Despite Mash being very efficient, an all-vs-all comparison can be cumbersome when you have a large number of assemblies (e.g. ten thousand or more). This script therefore clusters in smaller randomly-selected batches (500 at a time by default but configurable with --batch_size). This is repeated iteratively until an iteration fails to remove any assemblies. When this happens, the script assumes that most replication has been cleared out and conducts a final dereplication round with all remaining assemblies.

I added this batch-based dereplication mainly to help with RAM usage on large datasets, especially if the assembly collection contains a lot of redundancy. But it can also help a bit with a common criticism of single-linkage clustering: long thin clusters. By clustering subsets at a time, it increases the chance that large clusters will be broken apart. Note that this means changing the batch size may change the number of dereplicated assemblies.

Quick usage

Assembly Dereplicator is easy to run.
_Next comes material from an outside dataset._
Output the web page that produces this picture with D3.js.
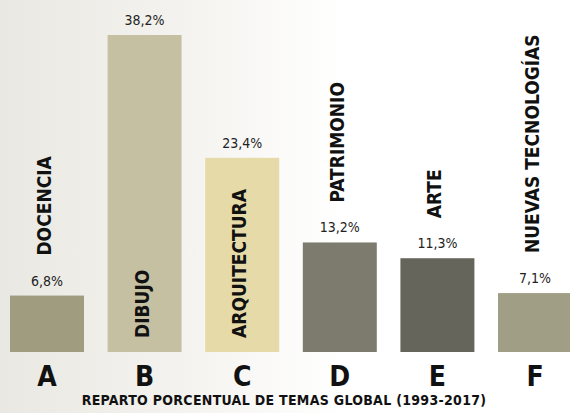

Just give it an input directory containing your assemblies in FASTA format, an output directory and a distance threshold:

dereplicator.py --threshold 0.01 assembly_dir output_dir

Full usage

usage: dereplicator.py [--threshold THRESHOLD] [--sketch_size SKETCH_SIZE]
                       [--batch_size BATCH_SIZE] [--threads THREADS] [-h] [--version]
                       in_dir out_dir

Assembly dereplicator

Positional arguments:
  in_dir                     Directory containing all assemblies
  out_dir                    Directory where dereplicated assemblies will be copied

Settings:
  --threshold THRESHOLD      Mash distance clustering threshold (default: 0.005)
  --sketch_size SKETCH_SIZE  Mash assembly sketch size (default: 10000)
  --batch_size BATCH_SIZE    Dereplication iterations will occur on random batches of
                             this many assemblies (default: 500)
  --threads THREADS          Number of CPU threads for Mash (default: 12)

Other:
  -h, --help                 Show this help message and exit
  --version                  Show program's version number and exit

Positional arguments:

  • in_dir: directory containing input assemblies, will be searched recursively. The input assemblies must be in FASTA format and the script will find them in the input directory based on extension. Any of the following are acceptable: .fasta, .fasta.gz, .fna, .fna.gz, .fa and .fa.gz.
  • out_dir: directory where dereplicated assemblies (i.e. the representative assembly for each cluster) will be copied. If this directory doesn't exist, it will be created. Copied assemblies will have the same filename they had in the input directory.

Settings:

  • --threshold is the Mash distance below which two assemblies will cluster together and is the most important parameter. Mash distance roughly corresponds to one minus average nucleotide identity, so a threshold of 0.005 (the default) means that assemblies closer than ~99.5% identity will cluster together. Setting it to a small value (e.g. 0.001) will result in more dereplicated assemblies – i.e. only very close relatives will cluster. Setting it to a large value (e.g. 0.02) will result in fewer dereplicated assemblies, perhaps just one per species.
  • --sketch_size controls the Mash sketch size. A smaller value (e.g. 1000) will make the process faster but slightly less accurate.
  • --batch_size controls how many assemblies will be clustered at once (see Batches). You probably don't need to adjust this, but it might be worth playing with if you are trying to minimise RAM usage. If you have plenty of RAM and just want to cluster in a single iteration, set this to a very high number (more than your number of assemblies).
  • --threads controls how many threads Mash uses for its sketching and distances. Mash scales well in parallel, so use lots of threads if you have them!